La riforma delle pensioni e l’impatto sui lavoratori nell'era postmoderna
L’impatto della riforma delle pensioni è stato lo spunto per questo bel libro di Capelli. Il libro, a dispetto del titolo, prende spunto dalla situazione dei nati nel ’52, cioè dal fatto che chi è nato nel ’52 si è visto modificare le proprie prospettive pensionistiche in seguito alla riforma “Fornero” che stabilisce un tempo più lungo di lavoro, e affronta con lucidità e realismo, forse anche un po’ di cinismo, le condizioni lavorative e il loro impatto sui lavoratori.
Naturalmente il libro ha un taglio squisitamente psicologico, nel leggerlo vi accorgerete che sono presenti teorie e costrutti psicologici, ma questi sono declinati nella realtà dell’esperienza dell’Autore. È proprio in queste riflessioni calate nella realtà del lavoro che possiamo ritrovarci sia come professionisti sia come lavoratori. Infatti, non è un libro astratto o teorico ma credo che ogni psicologo del lavoro possa individuare delle riflessioni che almeno una volta ha fatto durante la propria esperienza lavorativa. Dal mio punto di vista l’approccio del libro al mondo del lavoro, che definirei “realistico”, mette in evidenza la discrepanza tra le prassi, le policy, i motti e slogan aziendali e la realtà del vissuto dei lavoratori e delle leggi di mercato.
Vorrei soffermarmi su due aspetti che considero come i più interessanti perché proprio figli della nostra epoca post-moderna: la concezione del lavoro e il rapporto tra lavoro e azienda.
Il libro riporta la critica del considerare il lavoro come merce. Forse è proprio questo l’errore più grossolano della nostra epoca, l’idea economistica del trattare il lavoro come una merce qualsiasi, infatti parliamo di “mercato del lavoro” proprio come se fosse qualcosa che ha un suo valore economico e che può essere scambiato.
Karl Polanyi nel 1944 nel suo libro sulle trasformazioni politiche ed economiche ci aveva già messo in guardia rispetto a questo fraintendimento. Infatti, proclamò che trattare il lavoro come merce era una finzione, poiché il lavoro non può essere una merce uguale a tutte le altre perché è impossibile venderlo o comprarlo separatamente da chi lo esplica. Il lavoro è così “impersonificato”: quando parliamo di lavoro parliamo di persone, individui, di esseri umani, non parliamo solo di “lavoro”. Così il lavoro non può essere mosso o trasferito senza muovere o trasferire le persone così come non si può far finta di niente sulle conseguenze che può avere una qualsiasi riforma del lavoro che non solo conseguenze sul “lavoro” ma sono conseguenze sulle persone, sulla vita delle persone. Forse questo è l’errore più grande dell’approccio “bocconiano” al lavoro.
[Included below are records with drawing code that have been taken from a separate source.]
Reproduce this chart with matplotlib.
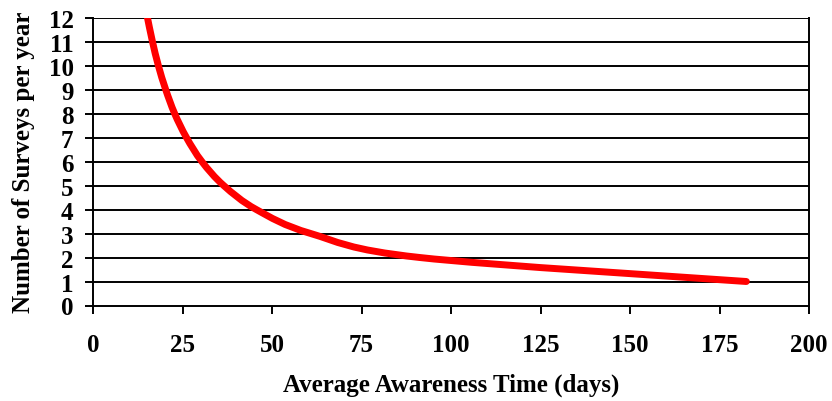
import matplotlib.pyplot as plt
from matplotlib.path import Path
from matplotlib.patches import PathPatch

plt.rcParams['font.family'] = ['Liberation Serif', 'DejaVu Serif']
plt.rcParams['font.weight'] = 'bold'

# surveys per year and the average awareness time they give
surveys = [12, 11, 10, 9, 8, 7, 6, 5, 4, 3, 2, 1]
awareness_days = [15.2, 16.6, 18.25, 20.3, 22.8, 26.1, 30.4, 36.5, 45.6, 60.8, 91.25, 182.5]
xticks = [0, 25, 50, 75, 100, 125, 150, 175, 200]
yticks = list(range(0, 13))


def smooth_path(xs, ys):
    # excel-like smoothed line (catmull-rom as cubic bezier)
    pts = list(zip(xs, ys))
    n = len(pts)
    verts = [pts[0]]
    codes = [Path.MOVETO]
    for i in range(n - 1):
        p0 = pts[max(i - 1, 0)]
        p1 = pts[i]
        p2 = pts[i + 1]
        p3 = pts[min(i + 2, n - 1)]
        c1 = (p1[0] + (p2[0] - p0[0]) / 6, p1[1] + (p2[1] - p0[1]) / 6)
        c2 = (p2[0] - (p3[0] - p1[0]) / 6, p2[1] - (p3[1] - p1[1]) / 6)
        verts += [c1, c2, p2]
        codes += [Path.CURVE4] * 3
    return Path(verts, codes)


fig = plt.figure(figsize=(8.32, 4.02), dpi=100)
ax = fig.add_axes([93/832, 1 - 306.5/402, (809 - 93)/832, (306.5 - 18.5)/402])

for y in yticks[1:]:
    ax.axhline(y, color='black', lw=1.4, zorder=1)

ax.add_patch(PathPatch(smooth_path(awareness_days, surveys), fill=False,
                       edgecolor='#ff0000', lw=5, capstyle='round',
                       joinstyle='round', zorder=3, clip_on=True))

ax.set_xlim(0, 200)
ax.set_ylim(0, 12)
ax.set_xticks(xticks)
ax.set_yticks(yticks)
ax.spines['top'].set_visible(False)
for s in ['left', 'bottom', 'right']:
    ax.spines[s].set_linewidth(1.4)
ax.tick_params(axis='x', direction='out', length=6, width=1.4, pad=14, labelsize=18)
ax.tick_params(axis='y', direction='out', length=6, width=1.4, pad=8, labelsize=18)

ax.set_xlabel('Average Awareness Time (days)', fontsize=18, fontweight='bold', labelpad=12)
ax.set_ylabel('Number of Surveys per year', fontsize=18, fontweight='bold', labelpad=10)

fig.savefig('out.png', dpi=100)
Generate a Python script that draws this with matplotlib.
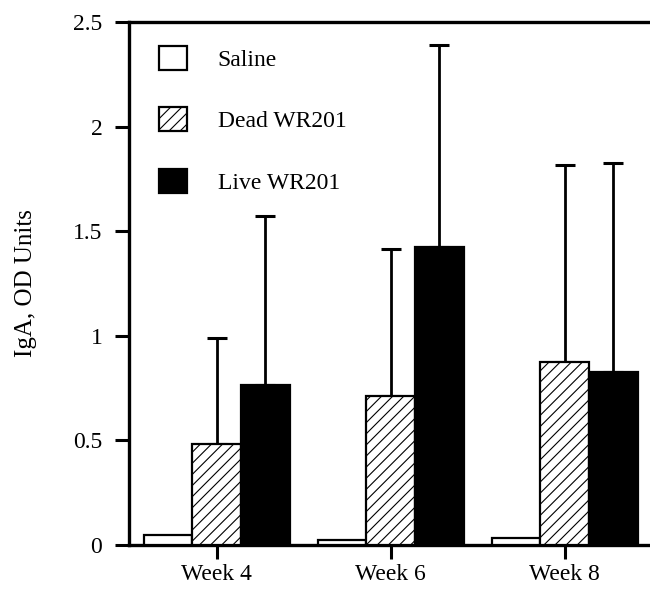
import matplotlib
matplotlib.use("Agg")
import matplotlib.pyplot as plt
import numpy as np

plt.rcParams["font.family"] = ["Liberation Serif", "DejaVu Serif"]
plt.rcParams["hatch.linewidth"] = 0.8

weeks = ["Week 4", "Week 6", "Week 8"]
groups = ["Saline", "Dead WR201", "Live WR201"]
saline = [0.047, 0.023, 0.032]
dead = [0.483, 0.71, 0.874]
live = [0.763, 1.426, 0.825]
# top of the error bar (only drawn upwards)
dead_top = [0.989, 1.415, 1.816]
live_top = [1.574, 2.392, 1.827]

fig = plt.figure(figsize=(6.5, 5.89), dpi=100)
ax = fig.add_axes([0.198, 0.0747, 0.802, 0.888])

x = np.arange(len(weeks))
w = 0.28

ax.bar(x - w, saline, w, color="white", edgecolor="black", linewidth=1.6,
       label=groups[0], zorder=3)
ax.bar(x, dead, w, color="white", edgecolor="black", linewidth=1.6,
       hatch="///", label=groups[1], zorder=3)
ax.bar(x + w, live, w, color="black", edgecolor="black", linewidth=1.6,
       label=groups[2], zorder=3)

err_dead = np.array(dead_top) - np.array(dead)
err_live = np.array(live_top) - np.array(live)
ax.errorbar(x, dead, yerr=[np.zeros(3), err_dead], fmt="none",
            ecolor="black", elinewidth=2, capsize=7, capthick=2.2, zorder=2)
ax.errorbar(x + w, live, yerr=[np.zeros(3), err_live], fmt="none",
            ecolor="black", elinewidth=2, capsize=7, capthick=2.2, zorder=2)

ax.set_xlim(-0.506, 2.49)
ax.set_ylim(0, 2.5)
ax.set_xticks(x)
ax.set_xticklabels(weeks)
ax.set_yticks([0, 0.5, 1, 1.5, 2, 2.5])
ax.set_yticklabels(["0", "0.5", "1", "1.5", "2", "2.5"])
ax.tick_params(direction="out", length=10, width=2.2, labelsize=17)
ax.tick_params(axis="y", pad=9)
ax.tick_params(axis="x", pad=4)
ax.set_ylabel("IgA, OD Units", fontsize=18, labelpad=26)

for side in ["left", "bottom", "top"]:
    ax.spines[side].set_linewidth(2.4)
ax.spines["right"].set_visible(False)

ax.legend(loc="upper left", bbox_to_anchor=(0.0576, 0.955), frameon=False,
          fontsize=17, handlelength=1.2, handleheight=1.2,
          handletextpad=1.3, labelspacing=1.55, borderpad=0, borderaxespad=0)

fig.savefig("out.png", dpi=100)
La seconda questione riportata nel libro che reputo molto interessante è il rapporto dei lavoratori con l’azienda. Infatti, se da una parte le aziende cercano di lavorare sulla motivazione, sul coinvolgimento dei lavoratori, trasmettendo dei valori importanti di affiliazione e attenzione ai lavoratori, dall’altra la nostra epoca smentisce quotidianamente questi sforzi. Qui nasce la contraddizione più grande, che i lavoratori percepiscono e che li porta ad un approccio disilluso al proprio lavoro, creando molte difficoltà negli interventi dello psicologo del lavoro.
Se in passato il capitale era stabile, incollato alla realtà di un determinato ambiente e ancorava i lavoratori a se stesso, oggi il capitale è libero, fluttuante, rapido e non ha più necessità di identificarsi in un luogo preciso ma passa, da fusioni in acquisizioni, da una parte all’altra del globo per avere rapporti rapidi e redditizi senza preoccuparsi di costruire qualcosa di stabile e duraturo.
Questo priva i lavoratori del loro potere contrattuale, legandogli sempre più le mani. La vicenda IKEA (anche se erano delle coop che lavoravano per IKEA) degli ultimi giorni ci conferma questa nuova modalità. I lavoratori hanno protestato per le proprie condizioni di lavoro nelle cooperative, hanno protestato con IKEA e questa ha spostato il lavoro da Piacenza in altre sedi, facendo perdere il lavoro a molte persone. In quest’epoca di “capitalismo leggero”, quindi, il lavoratore ha ben presente quanto i tentativi di coinvolgerlo, motivarlo e legarlo al proprio lavoro siano dei tentativi futili, forse anche ipocriti, che cercano di salvare la faccia di fronte ad un approccio al lavoro che ha molto di finanziario e poco di umano.